Now El Salvador’s neighbor to the northeast, Honduras, is getting in on the act.

Honduran police recently “frog-marched” tattooed inmates around a prison in a video that was clearly inspired by Bukele’s conflicts with convicts who orchestrate drugs trafficking, rackets, violence, and other criminal schemes from behind bars, the Associated Press reported.

Critics said the police were treating the criminals unfairly, citing images of half-naked men sitting in cramped groups on the ground. Honduran military police commander Ramiro Muñoz dismissed that criticism out of hand. “These criminals violate people’s human rights, they kill, kidnap and extort money, who is defending those rights?” he said.

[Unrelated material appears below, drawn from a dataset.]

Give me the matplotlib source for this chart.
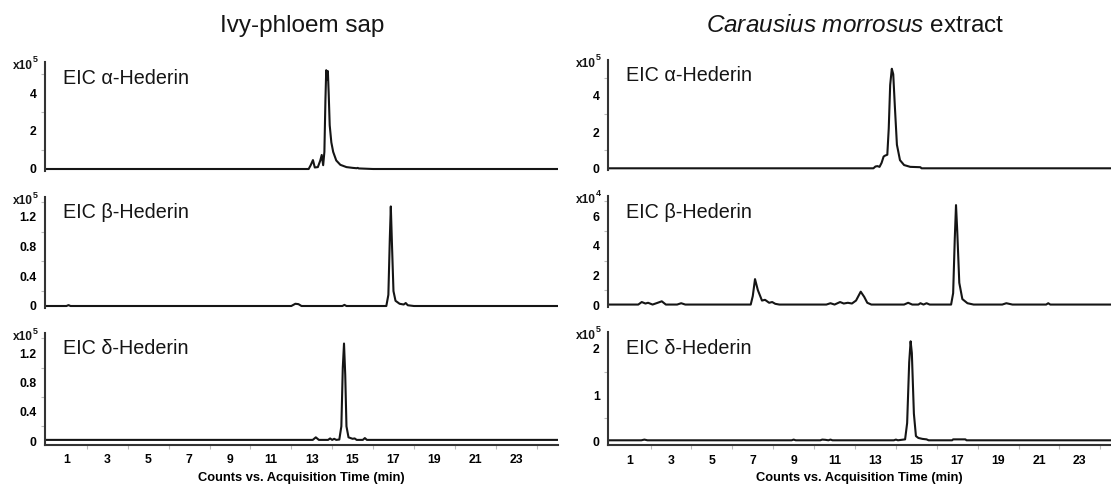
import matplotlib.pyplot as plt
import numpy as np

plt.rcParams['font.family'] = ['Liberation Sans', 'DejaVu Sans']
plt.rcParams['mathtext.fontset'] = 'custom'
plt.rcParams['mathtext.rm'] = 'Liberation Sans'
plt.rcParams['mathtext.it'] = 'Liberation Sans:italic'

# chromatogram traces: (time in min, counts in units of the panel's x10^n)
ivy_alpha = [(0, 0), (12.85, 0), (12.95, 0.2), (13.06, 0.47), (13.15, 0.08), (13.3, 0.1),
             (13.42, 0.45), (13.49, 0.74), (13.56, 0.2), (13.62, 0.9), (13.67, 3.6),
             (13.71, 5.2), (13.75, 4.7), (13.79, 5.15), (13.83, 4.0), (13.88, 2.3),
             (13.96, 1.4), (14.05, 0.9), (14.2, 0.45), (14.4, 0.22), (14.7, 0.1),
             (15.0, 0.06), (15.2, 0.04), (15.25, 0.06), (15.3, 0.03), (16.0, 0), (25.0, 0)]
ivy_beta = [(0, 0), (1.0, 0), (1.1, 0.012), (1.2, 0), (12.0, 0), (12.2, 0.03), (12.35, 0.025),
            (12.5, 0), (14.5, 0), (14.6, 0.015), (14.7, 0), (16.65, 0), (16.75, 0.15),
            (16.82, 0.9), (16.87, 1.34), (16.93, 0.8), (17.0, 0.2), (17.1, 0.07), (17.3, 0.03),
            (17.5, 0.02), (17.6, 0.04), (17.7, 0.01), (18.0, 0), (25.0, 0)]
ivy_delta = [(0, 0.015), (13.05, 0.015), (13.2, 0.05), (13.35, 0.015), (13.8, 0.015),
             (13.9, 0.035), (14.0, 0.015), (14.1, 0.03), (14.2, 0.015), (14.35, 0.02),
             (14.45, 0.2), (14.52, 1.0), (14.58, 1.33), (14.64, 0.9), (14.7, 0.2), (14.8, 0.05),
             (15.0, 0.03), (15.1, 0.035), (15.2, 0.015), (15.5, 0.015), (15.6, 0.04),
             (15.7, 0.015), (25.0, 0.015)]
cm_alpha = [(0, 0), (12.9, 0), (13.0, 0.1), (13.1, 0.12), (13.2, 0.08), (13.3, 0.3), (13.4, 0.65),
            (13.47, 0.7), (13.58, 0.75), (13.65, 2.2), (13.72, 4.6), (13.8, 5.5), (13.87, 5.2),
            (13.95, 3.4), (14.05, 1.3), (14.2, 0.45), (14.4, 0.18), (14.7, 0.08), (15.2, 0.06),
            (15.25, 0), (24.6, 0)]
cm_beta = [(0, 0.03), (1.4, 0.03), (1.57, 0.2), (1.75, 0.1), (1.88, 0.15), (2.1, 0.03),
           (2.35, 0.15), (2.55, 0.25), (2.75, 0.03), (3.3, 0.03), (3.5, 0.12), (3.7, 0.03),
           (6.9, 0.03), (7.0, 0.6), (7.11, 1.75), (7.25, 1.0), (7.45, 0.3), (7.6, 0.35),
           (7.8, 0.15), (7.95, 0.2), (8.1, 0.08), (8.3, 0.03), (10.6, 0.03), (10.8, 0.12),
           (11.0, 0.03), (11.27, 0.2), (11.45, 0.1), (11.65, 0.15), (11.85, 0.1), (12.05, 0.3),
           (12.28, 0.9), (12.45, 0.55), (12.6, 0.15), (12.8, 0.03), (14.4, 0.03), (14.6, 0.15),
           (14.8, 0.03), (15.1, 0.03), (15.2, 0.12), (15.35, 0.03), (15.5, 0.12), (15.65, 0.03),
           (16.7, 0.03), (16.8, 0.8), (16.88, 4.5), (16.94, 6.75), (17.0, 5.0), (17.1, 1.5),
           (17.25, 0.4), (17.5, 0.12), (17.8, 0.03), (19.2, 0.03), (19.4, 0.12), (19.7, 0.03),
           (21.35, 0.03), (21.45, 0.12), (21.55, 0.03), (24.6, 0.03)]
cm_delta = [(0, 0.03), (1.55, 0.03), (1.7, 0.045), (1.85, 0.03), (8.9, 0.03), (9.0, 0.045),
            (9.1, 0.03), (10.3, 0.03), (10.4, 0.045), (10.55, 0.04), (10.7, 0.03), (10.8, 0.045),
            (10.9, 0.03), (13.9, 0.03), (14.0, 0.045), (14.1, 0.03), (14.45, 0.05), (14.55, 0.4),
            (14.65, 1.7), (14.72, 2.15), (14.78, 1.9), (14.88, 0.6), (14.98, 0.12), (15.1, 0.08),
            (15.3, 0.06), (15.5, 0.05), (15.6, 0.03), (16.75, 0.03), (16.8, 0.05), (17.4, 0.05),
            (17.45, 0.03), (24.6, 0.03)]

titles = ["Ivy-phloem sap", r"$\it{Carausius\ morrosus}$ extract"]
labels = ["EIC α-Hederin", "EIC β-Hederin", "EIC δ-Hederin"]
traces = [[ivy_alpha, ivy_beta, ivy_delta], [cm_alpha, cm_beta, cm_delta]]
exponents = [[5, 5, 5], [5, 4, 5]]
yticks = [[[0, 2, 4], [0, 0.4, 0.8, 1.2], [0, 0.4, 0.8, 1.2]],
          [[0, 2, 4], [0, 2, 4, 6], [0, 1, 2]]]
xticks = [1, 3, 5, 7, 9, 11, 13, 15, 17, 19, 21, 23]

# layout in pixels of the 1111x487 picture
W, H = 1111, 487
cols = [(45, 558, -0.05, 25.05), (608, 1111, -0.08, 24.52)]
title_x = [302, 855]
# (top px, zero px, px per unit) per row
rows = [[(62, 169, 19.0), (197, 306, 74.3), (333, 441, 73.3)],
        [(60, 168.3, 18.1), (196, 305, 14.8), (332, 441.7, 46.7)]]

fig = plt.figure(figsize=(W / 100, H / 100), dpi=100)
ink = '#151515'

for c in range(2):
    left, right, x0, x1 = cols[c]
    for r in range(3):
        top, zero, s = rows[c][r]
        margin = 3.5 if r == 2 else 2.0
        bottom = zero + margin
        ax = fig.add_axes([left / W, 1 - bottom / H, (right - left) / W, (bottom - top) / H])
        pts = np.array(traces[c][r])
        ax.plot(pts[:, 0], pts[:, 1], color=ink, lw=1.5, solid_joinstyle='round')
        ax.set_xlim(x0, x1)
        ax.set_ylim(-margin / s, (zero - top) / s)
        for side in ['top', 'right']:
            ax.spines[side].set_visible(False)
        ax.spines['left'].set_linewidth(1.5)
        ax.spines['left'].set_color('#333333')
        ax.spines['bottom'].set_visible(r == 2)
        ax.spines['bottom'].set_linewidth(1.5)
        ax.spines['bottom'].set_color('#333333')

        yt = yticks[c][r]
        ax.set_yticks(yt)
        ax.set_yticklabels([('%g' % v) for v in yt], fontsize=8.8, fontweight='bold')
        step = yt[1] - yt[0]
        ax.set_yticks(np.arange(step / 2, (zero - top) / s, step), minor=True)
        ax.tick_params(axis='y', which='major', length=0, pad=6)
        ax.tick_params(axis='y', which='minor', length=3, color='#bbbbbb', width=0.8)

        ax.set_xticks(xticks)
        ax.set_xticks(range(2, 25, 2), minor=True)
        ax.tick_params(axis='x', which='major', length=0, pad=7)
        ax.tick_params(axis='x', which='minor', length=3, color='#bbbbbb', width=0.8)
        if r == 2:
            ax.set_xticklabels([str(v) for v in xticks], fontsize=8.8, fontweight='bold')
            ax.set_xlabel("Counts vs. Acquisition Time (min)", fontsize=9.3,
                          fontweight='bold', labelpad=4)
        else:
            ax.set_xticklabels([])
            ax.tick_params(axis='x', which='minor', length=0)

        ax.annotate("x10", xy=(0, 1), xycoords='axes fraction', xytext=(-12, -4),
                    textcoords='offset pixels', ha='right', va='center',
                    fontsize=8.6, fontweight='bold', color=ink)
        ax.annotate(str(exponents[c][r]), xy=(0, 1), xycoords='axes fraction',
                    xytext=(-12.5, 2), textcoords='offset pixels', ha='left',
                    va='center', fontsize=6.5, fontweight='bold', color=ink)
        ax.annotate(labels[r], xy=(0, 1), xycoords='axes fraction', xytext=(18, -16),
                    textcoords='offset pixels', ha='left', va='center',
                    fontsize=14.2, color=ink)

    fig.text(title_x[c] / W, 1 - 32 / H, titles[c], ha='center', va='baseline',
             fontsize=17.5, color=ink)

fig.savefig("out.png", dpi=100)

Recent prison violence included gangs fighting in a women’s prison near the capital of Tegucigalpa that resulted in the deaths of 46 women, wrote National Public Radio. Honduran President Xiomara Castro said gang leaders organized the bloodshed, but prison officials were also involved. Muñoz ordered his troops into the prison in order to bring it back under control. They retrieved a massive cache of weapons, drugs, and other contraband.

Muñoz urged his soldiers not to allow gang members to bribe them, reported the Tico Times, an English-language newspaper based in Costa Rica. “No more corruption and collusion with prisoners,” he told them.

A few days later, a gunman fired shots in a pool hall in the northern city of Choloma, killing 13 people.

Castro responded by mandating a curfew and other curtailments of liberty in order to preserve public safety, wrote Reuters. It’s not the first time she’s taken such action.

Late last year, Castro suspended constitutional rights to empower law enforcement to arrest or kill gangsters who extort law-abiding citizens, explained Agence France-Presse. Gangs, for example, would force bus drivers to collect protection fees, known as a “war tax” because the fees paid for inter-gang conflicts, added InSight Crime. Experts told Deutsche Welle that extortion generated almost $750 million for criminals in the country, or three percent of its gross domestic product.

Gang violence has worsened however, prompting the latest draconian crackdown that mirrors Bukele’s no-holds-barred approach to bringing peace to Salvadoran communities.

Observers at Gzero Media wondered whether Castro, a leftist, was becoming an authoritarian. But they also concluded she might simply be a good politician. Bukele’s approval rating is around 90 percent. He hasn’t allowed democratic norms to prevent him from bringing law and order to his country.

Nobody knows if he’s ever going to bring the democratic norms back, however.